Everyone must remember what happened on September 11, 2001. For me, it was the day of my scheduled inauguration as the President of the General Assembly, which had to be postponed to the next day. The three months since then were marked by the most extraordinary and busiest session in the annals of the General Assembly. During this period, the Assembly had to reorganize virtually all of its work program. One whole week of the Plenary was promptly set aside to debate measures to combat terrorism, during which the Mayor of New York City was invited to speak for the first time at the UN. The fight against terrorism also topped the agenda of the General Debate, rescheduled to November.
A question I am often asked is whether September 11 had the effect of weakening the role of the UN, by diverting attention away to processes taking place elsewhere, more specifically whether the UN's role in the fight against terrorism has been overshadowed by the multinational forces created outside the UN. If one were to focus just on the military campaign in Afghanistan, it might look that way. Certainly, the military campaign was important, but in and around the UN, measures of more fundamental and long-term nature have been considered and taken so as to root out terrorism and to assist the Afghan people in rebuilding their country.
Against terrorism, the UN took a series of actions. In a united voice, the Member States condemned the terrorist attacks in a speedy and firm manner both in the General Assembly and the Security Council. We agreed to measures to suppress the financing of terrorist organizations, and endorsed the deployment of the International Security Assistance Force in Afghanistan. We also increased humanitarian assistance for the Afghan people, and set up the UN Assistance Mission in Afghanistan (UNAMA), to facilitate recovery there. At the same time, progress has been made in the negotiations to draft a comprehensive convention against terrorism. In sum, multilateral cooperation centering around the UN has gained renewed importance in the global community's efforts to cope with the crisis and to establish measures to stem the growth of terrorism.
Furthermore, September 11 and the ensuing developments in Afghanistan have given added impetus to the deliberations taking place at the UN to redefine the concept of security. During the recent years, concepts such as "new security" and "human security" have come into wide circulation, broadening the debate on security beyond the traditional military and political concerns. The new approach to security issues has been vindicated in the aftermath of September 11. It has become clear that security cannot be maintained by military means alone. Security, and peace, in this inter-connected world of instantaneous communication and blurred boundaries, must be seen as a holistic concept. At the UN, this has meant that security concerns have come to penetrate into all the deliberations. Now, in addition to the Security Council, the General Assembly, the Economic and Social Council, and many other bodies are incorporating security concerns into their own work.
For reasons just discussed, these are challenging times for the UN. The world body may not have fulfilled all of the mandates envisioned by its founding fathers fifty-seven years ago. But it has proven to be resilient and evolving, continually adapting itself to meet new challenges. The UN peace-keeping operations have been a good example.

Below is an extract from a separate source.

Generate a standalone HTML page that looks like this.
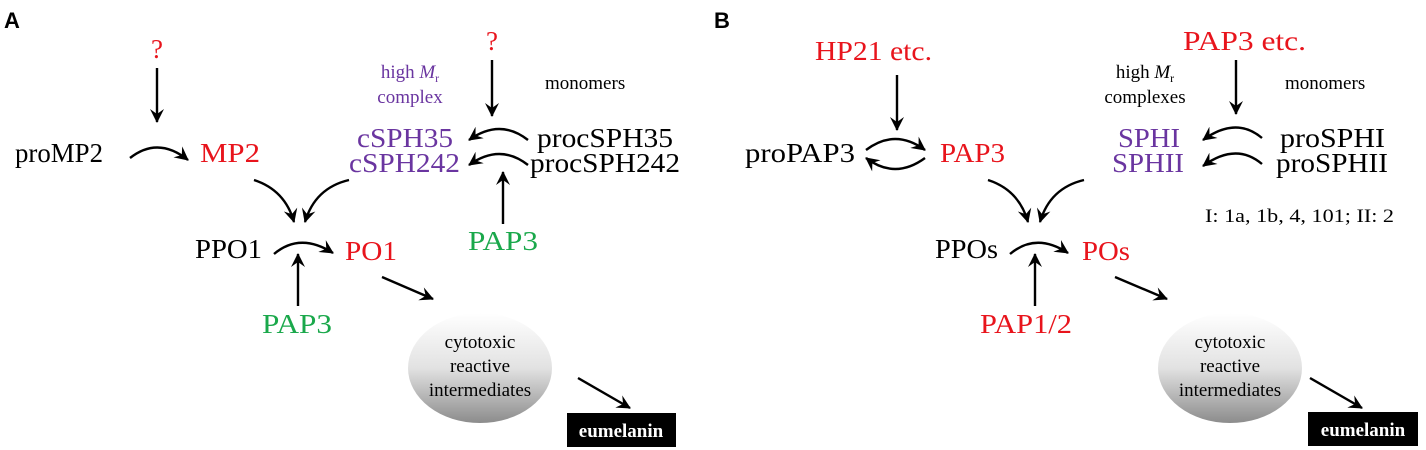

In April this year, I had an opportunity to see for myself the largest and perhaps most successful UN peacekeeping operation, namely UNAMSIL in Sierra Leone. The following month, I had the chance to see another UN "success story" in East Timor, where I welcome that country to the family of independent nations on behalf of the General Assembly. Sierra Leone and East Timor are excellent examples of how the UN is responding to the needs and demands of the rapidly changing world.
Also underway at the UN are efforts to better adapt itself to the new international conditions. Deliberations are under way on the reform of the Security Council as well as on the revitalization of the General Assembly. The outcome of these deliberations concerning the two vital organs of the United Nations will have far-reaching implications for the future of the organization.
As a means to revitalize the General Assembly, a small but important change has been made. The rules of procedure of the General Assembly have been amended to elect the President and other officials at least three months in advance, so as to give them time to prepare and provide continuity to the work of the GA President. Thus, on July 8th, Deputy Prime Minister Jan Kavan of the Czech Republic was elected as my successor, as were the twenty-one GA vice presidents and the chairpersons of the six Main Committees of the 57th session of Assembly. The transition from my presidency to Mr. Kavan's will set a precedent for future sessions of the General Assembly as well as for other bodies in the UN system.
Finally, a few words on relation between the United Nations and regional cooperation. We all know that Singapore is a leading force in regional cooperation in this part of the world, as has been the case with APEC or ASEM. Regional cooperation of varying degrees of integration has been on the rise, particularly during the last decade. At the current stage, most of these bodies of regional cooperation, with a few exceptions including the European Union, are concentrating on economic issues with a much lower degree of institutionalization compared to those in the UN system. Thus, the linkage between the UN and regional cooperation is not very strong for now. However, like we have witnessed in the EU, regional cooperation is an evolving process. And as regional cooperation in East Asia develops into a deeper and more comprehensive stage, I believe there will be wider and closer cooperation with the UN and other international organizations. After all, many of their goals are shared and approaches are complementary. This is certainly an important area to be explored for the future of the UN and states of every region in the world.
I have tried to look at how the UN is adapting and reforming itself to meet new challenges at this changing, critical time. For the longer term, we must ask ourselves how we see the world's only global organization developing in the coming decades. Would it develop into a kind of world government, or would it remain a forum for nation-states? The answers do not come easy, and would depend on fundamental, philosophical questions about the nature of history, human societies, and nation-states.
In any case, being the optimist that I am, I believe that we must begin to explore those questions by placing greater hope in the UN. We seek greater safety and well-being for humanity in general, and for this we need greater predictability and rule of law in international life. We should make the interaction among the ever-growing number of actors in the globalized world more peaceful than violent, more cooperative than confrontational, more productive than wasteful. And at the center of all of these efforts, we need the United Nations, the only universal body, doing more than less in its endeavor to fulfill its mission of strengthening peace and human well-being around the world. Thank you.